>> begin
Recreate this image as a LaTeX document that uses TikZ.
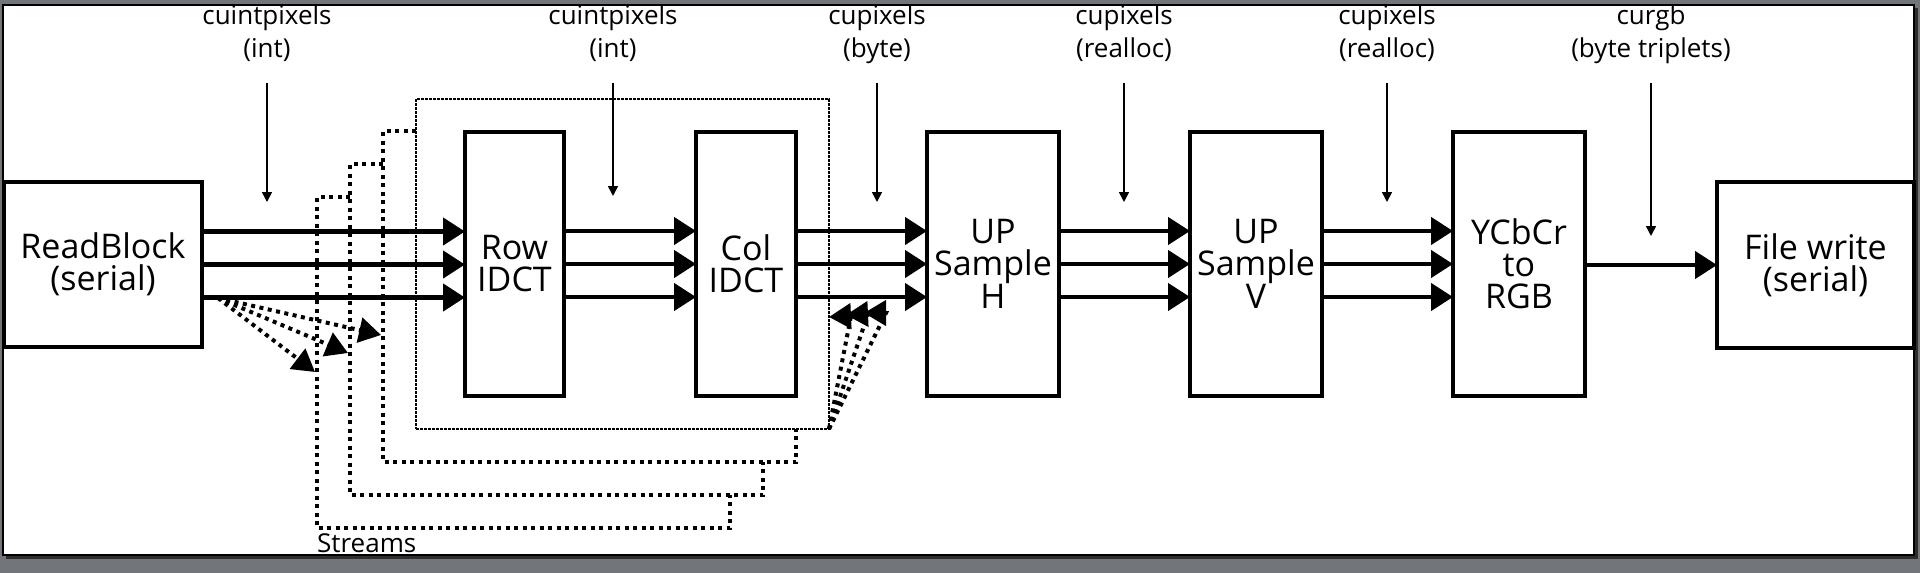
\documentclass[tikz,border=0pt]{standalone}
\usepackage{fontspec}
\setmainfont{Open Sans}
\usetikzlibrary{arrows.meta}
\definecolor{bggray}{RGB}{114,118,122}
\definecolor{shadowgray}{RGB}{45,45,45}
\begin{document}
\begin{tikzpicture}[x=1pt,y=-1pt,
  box/.style={draw=black, line width=4pt, fill=white, inner sep=0pt, outer sep=0pt, align=center, font=\fontsize{34}{32}\selectfont},
  flow/.style={line width=4.5pt, -{Triangle[length=22pt,width=27pt]}},
  lbl/.style={anchor=base, inner sep=0pt, font=\fontsize{26}{30}\selectfont},
  lblarrow/.style={line width=1.6pt, -{Triangle[length=10pt,width=10pt]}},
  stream/.style={line width=4pt, dash pattern=on 4pt off 4.5pt},
  streamarrow/.style={stream, -{Triangle[length=22pt,width=25pt]}},
  grpbox/.style={draw, line width=2.8pt, dash pattern=on 3pt off 1pt, inner sep=0pt, outer sep=0pt},
]
\useasboundingbox (0,0) rectangle (1920,573);
% window background and canvas
\fill[bggray] (0,0) rectangle (1920,573);
\fill[shadowgray] (6,8) rectangle (1918,559);
\filldraw[fill=white, draw=black, line width=2pt] (3,5) rectangle (1914,555);

% stacked stream outlines (behind the IDCT group)
\draw[stream] (416,131) -- (383,131) -- (383,462) -- (796,462) -- (796,429);
\draw[stream] (383,164) -- (350,164) -- (350,495) -- (763,495) -- (763,462);
\draw[stream] (350,197) -- (317,197) -- (317,528) -- (730,528) -- (730,495);

% IDCT group box
\node[grpbox, minimum width=413, minimum height=330] (grp) at (622.5,264) {};

% processing boxes
\node[box, minimum width=198, minimum height=165] (rb) at (103,264.5) {ReadBlock\\(serial)};
\node[box, minimum width=99, minimum height=264] (row) at (514.5,264) {Row\\IDCT};
\node[box, minimum width=100, minimum height=264] (col) at (746,264) {Col\\IDCT};
\node[box, minimum width=132, minimum height=264] (uph) at (993,264) {UP\\Sample\\H};
\node[box, minimum width=132, minimum height=264] (upv) at (1256,264) {UP\\Sample\\V};
\node[box, minimum width=132, minimum height=264] (ycc) at (1519,264) {YCbCr\\to\\RGB};
\node[box, minimum width=197, minimum height=166] (fw) at (1815.5,265) {File write\\(serial)};

% main data flow
\foreach \s in {33pt,0pt,-33pt}{
  \draw[flow] ([yshift=\s]rb.east) -- ([yshift=\s]rb.east -| row.west);
  \draw[flow] ([yshift=\s]row.east) -- ([yshift=\s]row.east -| col.west);
  \draw[flow] ([yshift=\s]col.east) -- ([yshift=\s]col.east -| uph.west);
  \draw[flow] ([yshift=\s]uph.east) -- ([yshift=\s]uph.east -| upv.west);
  \draw[flow] ([yshift=\s]upv.east) -- ([yshift=\s]upv.east -| ycc.west);
}
\draw[flow] (ycc.east |- fw.west) -- (fw.west);

% buffer labels
\node[lbl] (l1a) at (267,24) {cuintpixels};
\node[lbl] (l1b) at (267,57) {(int)};
\node[lbl] (l2a) at (613,24) {cuintpixels};
\node[lbl] (l2b) at (613,57) {(int)};
\node[lbl] (l3a) at (877,24) {cupixels};
\node[lbl] (l3b) at (877,57) {(byte)};
\node[lbl] (l4a) at (1124,24) {cupixels};
\node[lbl] (l4b) at (1124,57) {(realloc)};
\node[lbl] (l5a) at (1387,24) {cupixels};
\node[lbl] (l5b) at (1387,57) {(realloc)};
\node[lbl] (l6a) at (1651,24) {curgb};
\node[lbl] (l6b) at (1651,57) {(byte triplets)};

\coordinate (a1s) at (267,83);  \coordinate (a1e) at (267,202);
\coordinate (a2s) at (613,83);  \coordinate (a2e) at (613,196);
\coordinate (a3s) at (877,83);  \coordinate (a3e) at (877,202);
\coordinate (a4s) at (1124,83); \coordinate (a4e) at (1124,202);
\coordinate (a5s) at (1387,83); \coordinate (a5e) at (1387,202);
\coordinate (a6s) at (1651,83); \coordinate (a6e) at (1651,236);
\foreach \i in {1,...,6}{\draw[lblarrow] (a\i s) -- (a\i e);}

% stream fan-out from ReadBlock
\coordinate (rs) at (218,298);
\coordinate (st1) at (381,335);
\coordinate (st2) at (348,353);
\coordinate (st3) at (315,372);
\draw[streamarrow] (rs) -- (st1);
\draw[streamarrow] (rs) -- (st2);
\draw[streamarrow] (rs) -- (st3);

% stream fan-in to Col IDCT output
\coordinate (kb1) at (851,316); \coordinate (kt1) at (829,317);
\coordinate (kb2) at (868,314); \coordinate (kt2) at (846,315);
\coordinate (kb3) at (886,313); \coordinate (kt3) at (864,313);
\draw[streamarrow] (grp.south east) -- (kb1) -- (kt1);
\draw[streamarrow] (grp.south east) -- (kb2) -- (kt2);
\draw[streamarrow] (grp.south east) -- (kb3) -- (kt3);

\node[lbl, anchor=base west] (streams) at (317,552) {Streams};
\end{tikzpicture}
\end{document}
>> end
◆ **Exercise details**: Quote every line word for word and keep the images out of the copy.

◆ **Task answer**:
Recreate this image as a LaTeX document that uses TikZ.
\documentclass[tikz,border=0pt]{standalone}
\usepackage{fontspec}
\setmainfont{Open Sans}
\usetikzlibrary{arrows.meta}
\definecolor{bggray}{RGB}{114,118,122}
\definecolor{shadowgray}{RGB}{45,45,45}
\begin{document}
\begin{tikzpicture}[x=1pt,y=-1pt,
  box/.style={draw=black, line width=4pt, fill=white, inner sep=0pt, outer sep=0pt, align=center, font=\fontsize{34}{32}\selectfont},
  flow/.style={line width=4.5pt, -{Triangle[length=22pt,width=27pt]}},
  lbl/.style={anchor=base, inner sep=0pt, font=\fontsize{26}{30}\selectfont},
  lblarrow/.style={line width=1.6pt, -{Triangle[length=10pt,width=10pt]}},
  stream/.style={line width=4pt, dash pattern=on 4pt off 4.5pt},
  streamarrow/.style={stream, -{Triangle[length=22pt,width=25pt]}},
  grpbox/.style={draw, line width=2.8pt, dash pattern=on 3pt off 1pt, inner sep=0pt, outer sep=0pt},
]
\useasboundingbox (0,0) rectangle (1920,573);
% window background and canvas
\fill[bggray] (0,0) rectangle (1920,573);
\fill[shadowgray] (6,8) rectangle (1918,559);
\filldraw[fill=white, draw=black, line width=2pt] (3,5) rectangle (1914,555);

% stacked stream outlines (behind the IDCT group)
\draw[stream] (416,131) -- (383,131) -- (383,462) -- (796,462) -- (796,429);
\draw[stream] (383,164) -- (350,164) -- (350,495) -- (763,495) -- (763,462);
\draw[stream] (350,197) -- (317,197) -- (317,528) -- (730,528) -- (730,495);

% IDCT group box
\node[grpbox, minimum width=413, minimum height=330] (grp) at (622.5,264) {};

% processing boxes
\node[box, minimum width=198, minimum height=165] (rb) at (103,264.5) {ReadBlock\\(serial)};
\node[box, minimum width=99, minimum height=264] (row) at (514.5,264) {Row\\IDCT};
\node[box, minimum width=100, minimum height=264] (col) at (746,264) {Col\\IDCT};
\node[box, minimum width=132, minimum height=264] (uph) at (993,264) {UP\\Sample\\H};
\node[box, minimum width=132, minimum height=264] (upv) at (1256,264) {UP\\Sample\\V};
\node[box, minimum width=132, minimum height=264] (ycc) at (1519,264) {YCbCr\\to\\RGB};
\node[box, minimum width=197, minimum height=166] (fw) at (1815.5,265) {File write\\(serial)};

% main data flow
\foreach \s in {33pt,0pt,-33pt}{
  \draw[flow] ([yshift=\s]rb.east) -- ([yshift=\s]rb.east -| row.west);
  \draw[flow] ([yshift=\s]row.east) -- ([yshift=\s]row.east -| col.west);
  \draw[flow] ([yshift=\s]col.east) -- ([yshift=\s]col.east -| uph.west);
  \draw[flow] ([yshift=\s]uph.east) -- ([yshift=\s]uph.east -| upv.west);
  \draw[flow] ([yshift=\s]upv.east) -- ([yshift=\s]upv.east -| ycc.west);
}
\draw[flow] (ycc.east |- fw.west) -- (fw.west);

% buffer labels
\node[lbl] (l1a) at (267,24) {cuintpixels};
\node[lbl] (l1b) at (267,57) {(int)};
\node[lbl] (l2a) at (613,24) {cuintpixels};
\node[lbl] (l2b) at (613,57) {(int)};
\node[lbl] (l3a) at (877,24) {cupixels};
\node[lbl] (l3b) at (877,57) {(byte)};
\node[lbl] (l4a) at (1124,24) {cupixels};
\node[lbl] (l4b) at (1124,57) {(realloc)};
\node[lbl] (l5a) at (1387,24) {cupixels};
\node[lbl] (l5b) at (1387,57) {(realloc)};
\node[lbl] (l6a) at (1651,24) {curgb};
\node[lbl] (l6b) at (1651,57) {(byte triplets)};

\coordinate (a1s) at (267,83);  \coordinate (a1e) at (267,202);
\coordinate (a2s) at (613,83);  \coordinate (a2e) at (613,196);
\coordinate (a3s) at (877,83);  \coordinate (a3e) at (877,202);
\coordinate (a4s) at (1124,83); \coordinate (a4e) at (1124,202);
\coordinate (a5s) at (1387,83); \coordinate (a5e) at (1387,202);
\coordinate (a6s) at (1651,83); \coordinate (a6e) at (1651,236);
\foreach \i in {1,...,6}{\draw[lblarrow] (a\i s) -- (a\i e);}

% stream fan-out from ReadBlock
\coordinate (rs) at (218,298);
\coordinate (st1) at (381,335);
\coordinate (st2) at (348,353);
\coordinate (st3) at (315,372);
\draw[streamarrow] (rs) -- (st1);
\draw[streamarrow] (rs) -- (st2);
\draw[streamarrow] (rs) -- (st3);

% stream fan-in to Col IDCT output
\coordinate (kb1) at (851,316); \coordinate (kt1) at (829,317);
\coordinate (kb2) at (868,314); \coordinate (kt2) at (846,315);
\coordinate (kb3) at (886,313); \coordinate (kt3) at (864,313);
\draw[streamarrow] (grp.south east) -- (kb1) -- (kt1);
\draw[streamarrow] (grp.south east) -- (kb2) -- (kt2);
\draw[streamarrow] (grp.south east) -- (kb3) -- (kt3);

\node[lbl, anchor=base west] (streams) at (317,552) {Streams};
\end{tikzpicture}
\end{document}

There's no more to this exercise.